The history of DR-DOS

I’ve always found the world of DOS versions and variants to be confusing, since most of it took place when I was very young (I’m from 1984) so I wasn’t paying much attention to computing quite yet, other than playing DOS games. One of the variants of DOS I never quite understood where it was from until much, much later, was DR-DOS. To this day, I pronounce this as “Doctor DOS”.

If you’re also a little unclear on what, exactly, DR-DOS was, Bradford Morgan White has an excellent article detailing the origins and history of DR-DOS, making it very easy to get up to speed and expand your knowledge on DOS, which is surely a very marketable skill in the days of Electron and Electron for Developers.

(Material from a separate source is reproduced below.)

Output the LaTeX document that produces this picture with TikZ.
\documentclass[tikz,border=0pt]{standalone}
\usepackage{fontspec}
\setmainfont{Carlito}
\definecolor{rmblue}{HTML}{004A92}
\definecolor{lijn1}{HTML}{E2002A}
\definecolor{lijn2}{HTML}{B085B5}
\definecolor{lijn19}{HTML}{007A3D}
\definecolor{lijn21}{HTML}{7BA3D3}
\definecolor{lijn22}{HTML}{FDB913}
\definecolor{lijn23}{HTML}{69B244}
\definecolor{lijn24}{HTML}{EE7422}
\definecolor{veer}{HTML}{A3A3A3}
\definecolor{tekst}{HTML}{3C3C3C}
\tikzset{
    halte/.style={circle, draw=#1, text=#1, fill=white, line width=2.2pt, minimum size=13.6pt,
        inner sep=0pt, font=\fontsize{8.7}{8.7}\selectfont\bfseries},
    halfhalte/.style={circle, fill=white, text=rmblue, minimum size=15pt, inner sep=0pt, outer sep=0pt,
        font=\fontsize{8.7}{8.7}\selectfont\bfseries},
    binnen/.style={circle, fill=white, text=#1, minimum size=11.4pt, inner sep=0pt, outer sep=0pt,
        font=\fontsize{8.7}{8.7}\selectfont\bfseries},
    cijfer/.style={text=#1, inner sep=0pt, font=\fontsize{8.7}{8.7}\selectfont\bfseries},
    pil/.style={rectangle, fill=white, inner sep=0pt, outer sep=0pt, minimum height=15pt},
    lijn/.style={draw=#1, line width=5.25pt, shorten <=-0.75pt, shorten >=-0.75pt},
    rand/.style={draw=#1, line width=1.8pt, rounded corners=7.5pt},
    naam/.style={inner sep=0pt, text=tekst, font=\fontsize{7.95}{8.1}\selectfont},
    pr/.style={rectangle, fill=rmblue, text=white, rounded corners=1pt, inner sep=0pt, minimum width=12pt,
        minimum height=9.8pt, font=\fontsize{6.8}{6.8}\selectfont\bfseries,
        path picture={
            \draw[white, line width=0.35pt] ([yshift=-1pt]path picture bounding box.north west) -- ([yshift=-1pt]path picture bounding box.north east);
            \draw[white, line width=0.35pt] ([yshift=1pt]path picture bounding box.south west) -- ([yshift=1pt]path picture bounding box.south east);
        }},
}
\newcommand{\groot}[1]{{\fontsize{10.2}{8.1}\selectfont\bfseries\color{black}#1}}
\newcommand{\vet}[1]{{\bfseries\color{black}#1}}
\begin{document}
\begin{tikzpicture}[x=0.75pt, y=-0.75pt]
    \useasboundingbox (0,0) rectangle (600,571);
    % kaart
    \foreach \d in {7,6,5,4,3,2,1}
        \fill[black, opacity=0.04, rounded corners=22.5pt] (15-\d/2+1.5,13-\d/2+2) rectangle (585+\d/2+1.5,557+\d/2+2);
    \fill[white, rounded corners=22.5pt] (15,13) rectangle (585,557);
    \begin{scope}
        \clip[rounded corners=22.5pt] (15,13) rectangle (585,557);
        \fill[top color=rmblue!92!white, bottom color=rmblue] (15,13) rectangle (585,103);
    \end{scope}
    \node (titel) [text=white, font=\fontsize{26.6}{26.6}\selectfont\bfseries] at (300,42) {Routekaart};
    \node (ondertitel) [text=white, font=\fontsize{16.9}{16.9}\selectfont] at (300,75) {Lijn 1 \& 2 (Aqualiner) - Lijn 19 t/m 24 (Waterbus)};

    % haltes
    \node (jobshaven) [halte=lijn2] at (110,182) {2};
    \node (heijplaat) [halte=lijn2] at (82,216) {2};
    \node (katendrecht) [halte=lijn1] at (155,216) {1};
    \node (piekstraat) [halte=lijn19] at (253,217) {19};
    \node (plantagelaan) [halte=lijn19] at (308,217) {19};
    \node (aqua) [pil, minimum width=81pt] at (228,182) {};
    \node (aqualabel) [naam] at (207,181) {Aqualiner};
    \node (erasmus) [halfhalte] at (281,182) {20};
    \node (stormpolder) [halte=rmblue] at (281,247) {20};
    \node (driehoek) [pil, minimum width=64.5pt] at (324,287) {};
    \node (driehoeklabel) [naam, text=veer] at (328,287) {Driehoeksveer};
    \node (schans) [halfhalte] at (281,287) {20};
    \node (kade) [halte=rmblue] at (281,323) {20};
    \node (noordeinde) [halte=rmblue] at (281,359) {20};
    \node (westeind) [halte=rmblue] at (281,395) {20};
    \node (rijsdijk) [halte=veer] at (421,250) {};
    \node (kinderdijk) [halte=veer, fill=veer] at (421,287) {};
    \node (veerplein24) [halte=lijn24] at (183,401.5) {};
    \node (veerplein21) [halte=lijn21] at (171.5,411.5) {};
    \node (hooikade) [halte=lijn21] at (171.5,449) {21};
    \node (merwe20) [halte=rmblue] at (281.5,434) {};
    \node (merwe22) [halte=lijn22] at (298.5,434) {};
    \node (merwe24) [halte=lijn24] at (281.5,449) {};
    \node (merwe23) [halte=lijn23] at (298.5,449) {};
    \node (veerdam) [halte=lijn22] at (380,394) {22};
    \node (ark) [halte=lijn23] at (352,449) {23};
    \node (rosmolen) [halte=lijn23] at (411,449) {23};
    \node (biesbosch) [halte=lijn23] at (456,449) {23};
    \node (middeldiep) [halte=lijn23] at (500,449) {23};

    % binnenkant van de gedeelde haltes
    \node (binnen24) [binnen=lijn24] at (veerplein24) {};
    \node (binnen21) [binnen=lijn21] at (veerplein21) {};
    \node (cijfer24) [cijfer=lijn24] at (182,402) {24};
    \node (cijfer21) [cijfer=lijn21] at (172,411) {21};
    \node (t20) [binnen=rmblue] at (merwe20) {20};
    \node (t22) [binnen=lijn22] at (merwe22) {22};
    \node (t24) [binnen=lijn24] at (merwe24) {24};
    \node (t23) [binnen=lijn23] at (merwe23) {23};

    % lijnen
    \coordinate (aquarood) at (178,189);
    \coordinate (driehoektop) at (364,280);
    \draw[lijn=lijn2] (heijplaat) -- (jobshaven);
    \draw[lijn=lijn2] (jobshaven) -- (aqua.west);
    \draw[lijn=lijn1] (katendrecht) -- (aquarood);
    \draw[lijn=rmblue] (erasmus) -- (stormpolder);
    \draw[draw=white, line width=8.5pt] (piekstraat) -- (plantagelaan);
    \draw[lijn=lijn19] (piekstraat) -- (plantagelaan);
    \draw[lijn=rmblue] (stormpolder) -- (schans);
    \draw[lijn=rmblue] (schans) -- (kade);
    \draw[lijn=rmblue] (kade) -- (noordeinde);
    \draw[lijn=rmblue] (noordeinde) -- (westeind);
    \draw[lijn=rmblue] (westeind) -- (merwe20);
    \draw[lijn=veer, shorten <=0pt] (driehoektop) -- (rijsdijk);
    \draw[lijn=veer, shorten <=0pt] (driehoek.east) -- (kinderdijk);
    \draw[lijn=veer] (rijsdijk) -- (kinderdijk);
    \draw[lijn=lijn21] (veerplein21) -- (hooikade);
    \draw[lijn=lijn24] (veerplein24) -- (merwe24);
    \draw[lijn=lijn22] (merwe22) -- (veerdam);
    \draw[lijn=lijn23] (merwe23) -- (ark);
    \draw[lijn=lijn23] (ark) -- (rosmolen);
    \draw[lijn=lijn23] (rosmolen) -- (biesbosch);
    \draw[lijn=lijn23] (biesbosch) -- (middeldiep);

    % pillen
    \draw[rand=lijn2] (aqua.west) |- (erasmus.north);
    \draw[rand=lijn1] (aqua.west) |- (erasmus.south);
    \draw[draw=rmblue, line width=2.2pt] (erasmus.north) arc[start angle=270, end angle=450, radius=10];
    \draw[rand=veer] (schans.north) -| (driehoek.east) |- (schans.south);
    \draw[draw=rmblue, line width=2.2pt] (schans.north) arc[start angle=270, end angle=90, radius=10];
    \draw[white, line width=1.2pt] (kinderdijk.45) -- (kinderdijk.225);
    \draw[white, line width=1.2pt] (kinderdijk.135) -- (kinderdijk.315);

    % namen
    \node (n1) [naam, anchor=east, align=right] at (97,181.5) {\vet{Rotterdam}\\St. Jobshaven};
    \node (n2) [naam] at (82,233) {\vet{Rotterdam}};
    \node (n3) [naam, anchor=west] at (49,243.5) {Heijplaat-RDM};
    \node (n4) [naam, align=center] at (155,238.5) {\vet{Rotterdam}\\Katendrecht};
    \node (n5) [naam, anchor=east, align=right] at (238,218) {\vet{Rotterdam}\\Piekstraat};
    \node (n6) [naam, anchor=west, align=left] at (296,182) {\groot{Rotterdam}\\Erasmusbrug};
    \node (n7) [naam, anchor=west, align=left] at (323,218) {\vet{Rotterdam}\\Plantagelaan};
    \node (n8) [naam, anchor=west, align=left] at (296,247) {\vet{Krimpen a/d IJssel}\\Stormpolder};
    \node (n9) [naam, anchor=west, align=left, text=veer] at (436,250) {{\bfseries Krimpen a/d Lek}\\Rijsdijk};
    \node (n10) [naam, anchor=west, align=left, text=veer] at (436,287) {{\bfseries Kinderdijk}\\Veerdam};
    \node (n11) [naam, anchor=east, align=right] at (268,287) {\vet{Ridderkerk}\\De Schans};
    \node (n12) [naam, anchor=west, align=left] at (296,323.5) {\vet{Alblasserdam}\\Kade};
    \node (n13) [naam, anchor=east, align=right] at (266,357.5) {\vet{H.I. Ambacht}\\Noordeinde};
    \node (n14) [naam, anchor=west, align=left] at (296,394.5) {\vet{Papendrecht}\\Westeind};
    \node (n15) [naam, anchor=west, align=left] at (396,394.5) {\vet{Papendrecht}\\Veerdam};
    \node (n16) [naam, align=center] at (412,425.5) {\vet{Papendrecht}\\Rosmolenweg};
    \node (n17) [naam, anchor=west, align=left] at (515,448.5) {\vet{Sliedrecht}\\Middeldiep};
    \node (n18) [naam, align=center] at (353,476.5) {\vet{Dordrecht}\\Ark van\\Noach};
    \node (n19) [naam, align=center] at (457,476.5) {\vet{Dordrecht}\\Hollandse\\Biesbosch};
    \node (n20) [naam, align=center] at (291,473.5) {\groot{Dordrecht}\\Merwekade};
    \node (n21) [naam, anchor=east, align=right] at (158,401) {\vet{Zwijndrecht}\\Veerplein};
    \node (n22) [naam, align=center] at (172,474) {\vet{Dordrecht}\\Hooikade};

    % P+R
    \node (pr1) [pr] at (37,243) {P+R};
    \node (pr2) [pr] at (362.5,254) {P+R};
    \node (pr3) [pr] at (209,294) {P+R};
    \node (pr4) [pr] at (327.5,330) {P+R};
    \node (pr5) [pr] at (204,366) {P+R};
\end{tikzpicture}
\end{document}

DR DOS was a great product. It was superior to other DOS versions in many ways, and it is certainly possible that it could have been more successful were it not for Microsoft Windows having been so wildly successful. Starting with Windows 95, the majority of computer users simply didn’t much care about which DOS loaded Windows so long as it worked. There’s quite a bit of lore regarding legal battles and copyrights surrounding CP/M and DOS involving Microsoft and Digital Research. This has been covered in previous articles to some extent, but I am not really certain how much would have changed had Microsoft and Digital Research got on. Gates and Kildall had been quite friendly at one point, and we know that the two mutually chose not to work together due to differences in business practices and beliefs. Kildall chose to be quite a bit more friendly and less competitive while Gates very much chose to be competitive and at times a bit ruthless. Additionally, Kildall sold DRI rather than continue the fight, and DRI had never really attempted to combine DR DOS with GEM as a cohesive product to fight Windows before Windows became the ultimate ruler of the OS market following Windows 3.1’s release. Still, it was an absolutely brilliant product and part of me will always feel that it ought to have won.

↫ Bradford Morgan White

I can definitely imagine an alternative timeline in which Digital Research managed to combine DR-DOS with GEM in a more attractive way, stealing Microsoft’s thunder before Gates’ balls got rolling properly with Windows 3.x. It’s one of the many, many what-ifs in this sector, but not one you often hear or read about.